Hey guys, I have an 06 gto 35k miles. 

When idle car has a light tick coming from the passanger side wheel well and if you stick your head under the car you can hear the tick, Its not super loud but enough to hear it ticking. What can it be? Once you rev the motor does not sound like it gets any louder, but it could just be me worrying to much. Im going to try to get a video so you guys can hear what im talking about.

Thanks alot


----------



## dimkals2 (May 4, 2014)

Here is a video i made, You cant really hear it under the hood but once the camera is under the car you can hear it if you really listen into it. Its not super loud sounds more like injectors ticking but why would it be louder under the car then under the hood. 

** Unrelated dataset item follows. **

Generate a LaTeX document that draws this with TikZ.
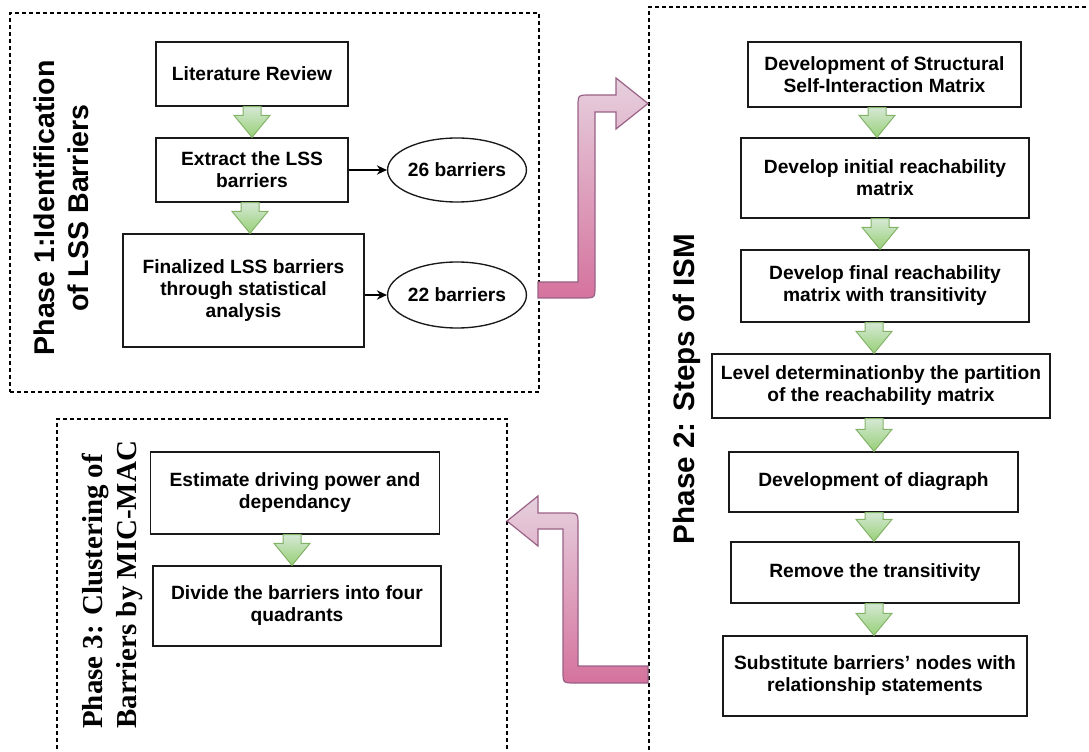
\documentclass[tikz,border=0pt]{standalone}
\usepackage{fontspec}
\setmainfont{Liberation Sans}
\newfontfamily\phaseserif{Liberation Serif}
\usetikzlibrary{calc,arrows.meta,shapes.geometric}

\definecolor{arrowGreenTop}{HTML}{D5E8D4}
\definecolor{arrowGreenBot}{HTML}{97D077}
\definecolor{arrowGreenLine}{HTML}{82B366}
\definecolor{flowPinkTop}{HTML}{E6D0DE}
\definecolor{flowPinkBot}{HTML}{D5739D}
\definecolor{flowPinkLine}{HTML}{996185}

% block arrow between two stacked boxes: #1 source, #2 target, #3 horizontal offset (px)
\newcommand\greenstep[3]{%
  \path[greenarrow] let \p1=($(#1.south)+(#3,0)$), \p2=(#2.north) in
    (\x1-6.75pt,\y1) -- (\x1+6.75pt,\y1) -- (\x1+6.75pt,\y2+16.5pt)
    -- (\x1+13.5pt,\y2+16.5pt) -- (\x1,\y2) -- (\x1-13.5pt,\y2+16.5pt)
    -- (\x1-6.75pt,\y2+16.5pt) -- cycle;}

\begin{document}
\begin{tikzpicture}[x=0.75pt,y=-0.75pt,
  sz/.style 2 args={minimum width=#1*0.75pt, minimum height=#2*0.75pt},
  frame/.style={draw=black, line width=1pt, dash pattern=on 3pt off 2.25pt, inner sep=0pt},
  stepbox/.style={draw=black!90, line width=1pt, fill=white, align=center, inner sep=0pt,
    font=\bfseries\fontsize{14.4}{16.5}\selectfont},
  countnode/.style={stepbox, shape=ellipse},
  conn/.style={line width=1pt, -{Stealth[length=7.5pt,width=7pt]}},
  greenarrow/.style={top color=arrowGreenTop, bottom color=arrowGreenBot, draw=arrowGreenLine, line width=0.75pt},
  flowarrow/.style={top color=flowPinkTop, bottom color=flowPinkBot, draw=flowPinkLine, line width=0.9pt},
  phasesans/.style={rotate=90, inner sep=0pt, font=\bfseries\fontsize{21.4}{25.5}\selectfont}
]
\path[use as bounding box] (0,0) rectangle (1089,752);
\clip (0,0) rectangle (1089,752);

% phase frames
\node[frame, sz={529}{379}] (f1) at (274.5,202.5) {};
\node[frame, sz={461}{768}] (f2) at (879.5,391) {};
\node[frame, sz={450}{356}] (f3) at (282,597) {};

% phase titles
\node[phasesans, align=center] (lab1) at (61.5,208) {Phase 1:Identification\\of LSS Barriers};
\node[phasesans, font=\bfseries\fontsize{22.2}{26}\selectfont] (lab2) at (687,389) {Phase 2: Steps of ISM};
\node[rotate=90, inner sep=0pt, anchor=south west, align=left,
      font=\phaseserif\bfseries\fontsize{21.7}{25.5}\selectfont] (lab3) at (143,729)
      {Phase 3: Clustering of\\Barriers by MIC-MAC};

% phase 1
\node[stepbox, sz={192}{64}] (lit) at (252,74) {Literature Review};
\node[stepbox, sz={192}{64}] (ext) at (252,170) {Extract the LSS\\barriers};
\node[stepbox, sz={241}{113}] (fin) at (243.5,290.5) {Finalized LSS barriers\\through statistical\\analysis};
\node[countnode, sz={128}{64}] (e26) at (457,170) {26 barriers};
\node[countnode, sz={128}{66}] (e22) at (457,295) {22 barriers};
\draw[conn] (ext.east) -- (e26.west);
\draw[conn] (fin.east |- e22.west) -- (e22.west);
\greenstep{lit}{ext}{0}
\greenstep{ext}{fin}{-2}

% phase 2
\node[stepbox, sz={273}{65}] (s1) at (884.5,74.5) {Development of Structural\\Self-Interaction Matrix};
\node[stepbox, sz={288}{80}] (s2) at (885,178) {Develop initial reachability\\matrix};
\node[stepbox, sz={288}{72}] (s3) at (885,286) {Develop final reachability\\matrix with transitivity};
\node[stepbox, sz={338}{64}] (s4) at (881,386) {Level determinationby the partition\\of the reachability matrix};
\node[stepbox, sz={289}{60}] (s5) at (873.5,482) {Development of diagraph};
\node[stepbox, sz={288}{61}] (s6) at (875,572.5) {Remove the transitivity};
\node[stepbox, sz={304}{80}] (s7) at (875,676) {Substitute barriers’ nodes with\\relationship statements};
\greenstep{s1}{s2}{-7.5}
\greenstep{s2}{s3}{-5}
\greenstep{s3}{s4}{-11}
\greenstep{s4}{s5}{-7}
\greenstep{s5}{s6}{0.5}
\greenstep{s6}{s7}{-1}

% phase 3
\node[stepbox, sz={289}{82}] (m1) at (295,493) {Estimate driving power and\\dependancy};
\node[stepbox, sz={288}{80}] (m2) at (297,606) {Divide the barriers into four\\quadrants};
\greenstep{m1}{m2}{-3}

% bent flow arrows between the phases
\path[flowarrow] (538,282) -- (578,282) -- (578,107) .. controls (578,95) .. (590,95)
  -- (616,95) -- (616,78) -- (648,103.5) -- (616,129) -- (616,112) -- (595,112)
  -- (595,286) .. controls (595,298) .. (583,298) -- (538,298) -- cycle;
\path[flowarrow] (507,521) -- (538,496) -- (538,513) -- (566,513) .. controls (578,513) .. (578,525)
  -- (578,666) -- (648,666) -- (648,683) -- (575,683) .. controls (563,683) .. (563,671)
  -- (563,529) -- (538,529) -- (538,546) -- cycle;
\end{tikzpicture}
\end{document}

https://www.youtube.com/watch?v=q9U4J9DnvYA&feature=youtu.be


----------



## fernando_zilla (Dec 27, 2013)

It's hard to tell from the video but it sounds like every other gto I've heard. Maybe your just being overly paranoid? LS motors have been known to be a bit noisy. Any performance issues? Also it looks like yours is an m6 so does the sound change at all if you press the clutch pedal in? 

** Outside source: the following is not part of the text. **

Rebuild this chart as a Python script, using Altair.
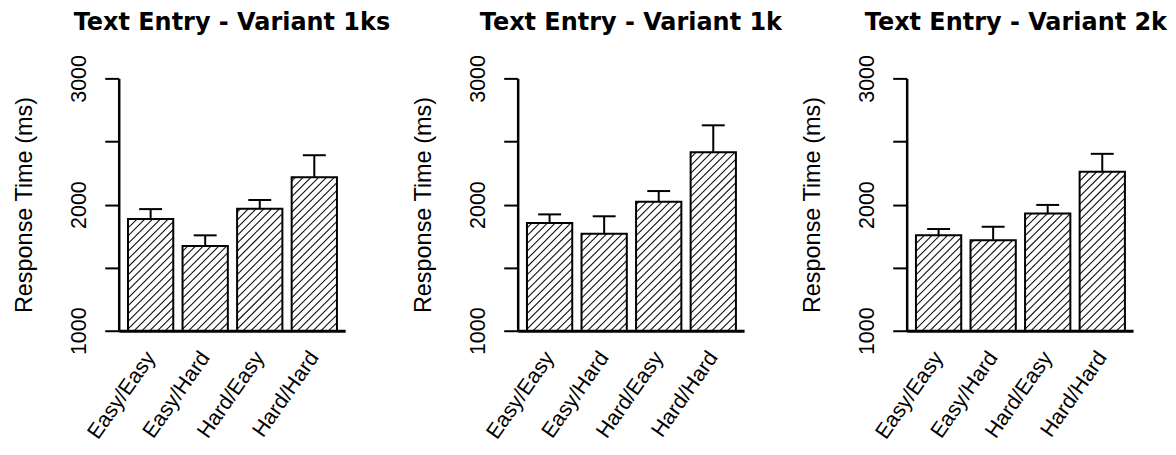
import json
import altair as alt
import pandas as pd

# ---------------- data ----------------
categories = ["Easy/Easy", "Easy/Hard", "Hard/Easy", "Hard/Hard"]
titles = ["Text Entry - Variant 1ks", "Text Entry - Variant 1k", "Text Entry - Variant 2k"]
mean_1ks = [1885, 1672, 1967, 2217]
err_1ks = [79, 84, 69, 174]
mean_1k = [1854, 1769, 2022, 2415]
err_1k = [68, 138, 85, 213]
mean_2k = [1756, 1717, 1929, 2260]
err_2k = [50, 107, 68, 142]
y_ticks = [1000, 1500, 2000, 2500, 3000]

# ---------------- style / layout ----------------
W, H = 227, 253
XMAX = 4.15
BAR_L, BAR_R = 0.17, 1.0
CENTER = (BAR_L + BAR_R) / 2
CAP = 0.21
YMIN, YMAX = y_ticks[0], y_ticks[-1]
SX = W / XMAX                 # px per x unit
SY = H / (YMAX - YMIN)        # px per y unit
R = SX / SY                   # y units per x unit for a 45 degree line
DC = 7.8 / SX                 # hatch spacing (x units)

FONT = "Liberation Sans"

xscale = alt.Scale(domain=[0, XMAX], nice=False, zero=False)
yscale = alt.Scale(domain=[YMIN, YMAX], nice=False, zero=False)

xaxis = alt.Axis(
    values=[i + CENTER for i in range(len(categories))],
    labelExpr=f"{json.dumps(categories)}[round(datum.value - {CENTER})]",
    labelAngle=305, labelAlign="right", labelBaseline="middle",
    labelPadding=23, labelFont=FONT, labelFontSize=21.5, labelColor="black",
    labelFlush=False, labelOverlap=False,
    ticks=False, tickSize=0, grid=False,
    domainWidth=3, domainColor="black", title=None,
)
yaxis = alt.Axis(
    values=y_ticks, format="d",
    labelExpr="datum.value % 1000 == 0 ? datum.label : ''",
    labelAngle=270, labelAlign="center", labelBaseline="middle",
    labelPadding=25, labelFont=FONT, labelFontSize=21.5, labelColor="black",
    labelFlush=False, labelOverlap=False,
    tickSize=14, tickWidth=2, tickColor="black",
    domainWidth=2.5, domainColor="black", grid=False,
    title="Response Time (ms)", titleFont=FONT, titleFontSize=23.5,
    titleFontWeight="normal", titleColor="black", titlePadding=32,
)


def X(f):
    return alt.X(f, type="quantitative", scale=xscale, axis=xaxis)


def Y(f):
    return alt.Y(f, type="quantitative", scale=yscale, axis=yaxis)


def panel(title, means, errs, dx=0):
    df = pd.DataFrame({"cat": categories, "idx": list(range(len(categories))),
                       "mean": means, "err": errs})
    base = alt.Chart(df).transform_calculate(
        xa=f"datum.idx + {BAR_L}",
        xb=f"datum.idx + {BAR_R}",
        xc=f"datum.idx + {CENTER}",
        cl=f"datum.idx + {CENTER - CAP}",
        cr=f"datum.idx + {CENTER + CAP}",
        top="datum.mean + datum.err",
        y0=f"{YMIN}",
    )
    fill = base.mark_bar(fill="white", strokeWidth=0).encode(
        x=X("xa"), x2="xb", y=Y("mean"), y2="y0")

    hatch = base.transform_calculate(
        h=f"(datum.mean - {YMIN}) / {R}",
    ).transform_calculate(
        ks=f"sequence(floor((datum.xa - datum.h) / {DC}), ceil(datum.xb / {DC}) + 1)"
    ).transform_flatten(["ks"], as_=["k"]).transform_calculate(
        c=f"datum.k * {DC}",
    ).transform_calculate(
        hx1="max(datum.xa, datum.c)",
        hx2="min(datum.xb, datum.c + datum.h)",
    ).transform_filter("datum.hx1 < datum.hx2 - 0.005").transform_calculate(
        hy1=f"{YMIN} + (datum.hx1 - datum.c) * {R}",
        hy2=f"{YMIN} + (datum.hx2 - datum.c) * {R}",
    ).mark_rule(color="#111111", strokeWidth=1.1).encode(
        x=X("hx1"), x2="hx2", y=Y("hy1"), y2="hy2")

    outline = base.mark_bar(fillOpacity=0, stroke="black", strokeWidth=2).encode(
        x=X("xa"), x2="xb", y=Y("mean"), y2="y0")
    stem = base.mark_rule(color="black", strokeWidth=2).encode(
        x=X("xc"), y=Y("mean"), y2="top")
    cap = base.mark_rule(color="black", strokeWidth=2).encode(
        x=X("cl"), x2="cr", y=Y("top"))

    tp = dict(font="DejaVu Sans", fontSize=24, fontWeight="bold", color="black",
              anchor="middle", offset=20)
    if dx:
        tp["dx"] = dx
    return alt.layer(fill, hatch, outline, stem, cap).properties(
        width=W, height=H, title=alt.TitleParams(title, **tp),
    )


p1 = panel(titles[0], mean_1ks, err_1ks)
p2 = panel(titles[1], mean_1k, err_1k)
p3 = panel(titles[2], mean_2k, err_2k, dx=-4)

inner = alt.hconcat(p1, p2, spacing=173, bounds="flush")
chart = alt.hconcat(inner, p3, spacing=18).properties(
    padding={"left": 5, "top": 2, "right": 0, "bottom": 0},
    background="white",
).configure_view(stroke=None)

chart.save("out.html", embed_options={"renderer": "svg", "actions": False})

Sent from AutoGuide.com Free App


----------



## dimkals2 (May 4, 2014)

I just wanted to make sure its normal dont want to screw the motor up. And the sound stays the same when clutch pedal is in.


----------



## 700Rocket (Mar 29, 2008)

Did the car sound like this two weeks ago? a month? when did you find this sound? Did anything change just before the sound came to your ears? What oil are you running in the car?

Is the car 100% stock?


----------



## dimkals2 (May 4, 2014)

I purchased the car with the sound, its bone stock, running Mobil1 10-30.

No performance issues car runs great, gets about 18-19mpg 50/50.


----------



## stacylm1996 (Dec 28, 2013)

I purchased my 06 at the beginning of the year, with a more pronounced tick than yours. I was told it had a bad lifter. Mine ran good but had a slight miss and had stored codes for number 7 cylinder misfires. The exhaust also smelled like it was running rich. I pulled the driver side valve cover off and ran it on the passenger side cylinders and i could feel slop and vibration on the #7 intake rocker arm. My engine is on an engine stand now and the #7 intake lifter was definitely bad. I think the lifter had internal problems and the roller part had small chunks missing out of it, and the cam is scored a little. Hope this is not your problem. Like i said my made a definite lifter noise, very noticeable from the top of the engine while running. good luck.


----------



## dimkals2 (May 4, 2014)

Man that sucks, i just hope this thing is not an issue internally. But from top you cant really hear anything mostly from the bottom only.

Should have went LS1. Those things run forever.


----------